O triunfo de Boric neste domingo é a vitória de uma geração que nasceu nos estertores da ditadura de Pinochet. Uma geração de militantes que herdou e abraçou as lutas dos pais e avós, mas que deu muitos passos à frente quando decidiu romper a polarização entre as duas coalizões que se alternavam no governo do Chile desde 1990.
Essa ruptura foi favorecida, de forma inesperada, pela “explosão social” de outubro de 2019, que trouxe novos atores políticos – felizmente, progressistas – ao tabuleiro chileno. Não fosse aquele processo, que segue em curso na elaboração da nova Constituição, Boric provavelmente nem teria sido candidato a presidente. Numa entrevista de 2018, ele dizia que não disputaria novamente uma vaga na Câmara e se dedicaria a escrever um romance.

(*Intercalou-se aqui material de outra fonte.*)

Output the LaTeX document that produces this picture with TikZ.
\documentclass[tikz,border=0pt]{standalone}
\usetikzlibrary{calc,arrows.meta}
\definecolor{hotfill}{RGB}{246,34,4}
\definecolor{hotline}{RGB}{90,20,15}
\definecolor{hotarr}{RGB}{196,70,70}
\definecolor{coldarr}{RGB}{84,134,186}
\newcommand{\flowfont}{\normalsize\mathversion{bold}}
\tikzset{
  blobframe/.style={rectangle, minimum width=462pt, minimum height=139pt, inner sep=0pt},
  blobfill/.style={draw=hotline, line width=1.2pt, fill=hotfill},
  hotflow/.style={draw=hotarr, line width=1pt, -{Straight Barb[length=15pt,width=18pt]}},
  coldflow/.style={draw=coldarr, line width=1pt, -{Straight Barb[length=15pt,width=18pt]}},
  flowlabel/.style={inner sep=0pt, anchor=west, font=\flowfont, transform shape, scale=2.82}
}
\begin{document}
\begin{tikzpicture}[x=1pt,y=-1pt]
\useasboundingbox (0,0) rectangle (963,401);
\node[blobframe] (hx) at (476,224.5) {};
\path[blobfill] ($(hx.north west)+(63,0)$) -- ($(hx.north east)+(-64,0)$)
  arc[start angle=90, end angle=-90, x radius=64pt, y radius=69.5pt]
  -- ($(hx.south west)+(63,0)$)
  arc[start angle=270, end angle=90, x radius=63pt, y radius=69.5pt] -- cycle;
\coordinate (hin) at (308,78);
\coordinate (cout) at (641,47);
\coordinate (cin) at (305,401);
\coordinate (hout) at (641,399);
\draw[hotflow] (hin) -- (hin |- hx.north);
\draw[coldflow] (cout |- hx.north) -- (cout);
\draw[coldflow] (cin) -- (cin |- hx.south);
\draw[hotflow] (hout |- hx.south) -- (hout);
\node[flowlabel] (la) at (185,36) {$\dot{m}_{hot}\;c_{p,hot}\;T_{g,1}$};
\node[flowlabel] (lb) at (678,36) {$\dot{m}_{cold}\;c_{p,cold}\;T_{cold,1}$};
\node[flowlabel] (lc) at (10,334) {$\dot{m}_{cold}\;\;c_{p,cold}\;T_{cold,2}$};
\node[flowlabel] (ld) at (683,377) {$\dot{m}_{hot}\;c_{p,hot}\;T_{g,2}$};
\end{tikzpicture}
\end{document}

O aumento do transporte público de Santiago, somado à posterior repressão aos protestos contra essa medida, transformaram o país para melhor, ao contrário dos 20 centavos de São Paulo em 2013. O Chile perdeu um escritor e ganhou um presidente que gosta das ruas e conhece o dialeto que é falado nelas.
A derrota de Kast é a quarta consecutiva da direita chilena em pouco mais de um ano: os conservadores foram surrados no plebiscito constitucional, na eleição dos convencionais constituintes e nas eleições regionais. Conseguiram recuperar terreno agora e deram um susto no mundo com os números do amigo de Bolsonaro, mas não tiveram força suficiente para superar a “nova esquerda” unida à onda renovadora que emergiu em 2019.
Boric, filho de um militante do Partido Democrata Cristão, passou a campanha inteira lutando contra as mentiras e preconceitos da extrema-direita e da direita neoliberal tradicional. Se viu obrigado a fazer um teste que detectava o uso de drogas, diante dos ataques sistemáticos que o apontavam como tolerante com o narcotráfico. O teste deu negativo e foi apresentado no último debate presidencial do segundo turno, numa jogada que foi um balde de água glaciar no seu adversário.
Agora, terá pela frente o desafio, junto com a Convenção Constituinte, de sepultar de vez o pinochetismo no Chile. Quase cinquenta anos após o golpe que derrubou Salvador Allende, o país que foi o primeiro laboratório para aplicar as teses elaboradas pelos abutres da Escola de Chicago e da Sociedade Mont Pèlerin poderá ser a primeira nação a extirpar o neoliberalismo dos seus estatutos jurídicos e políticas públicas.
Essa vitória tem uma carga simbólica gigantesca para o mundo. Que os ventos dos Andes cheguem à Colômbia de Gustavo Petro e ao Brasil de Lula em 2022.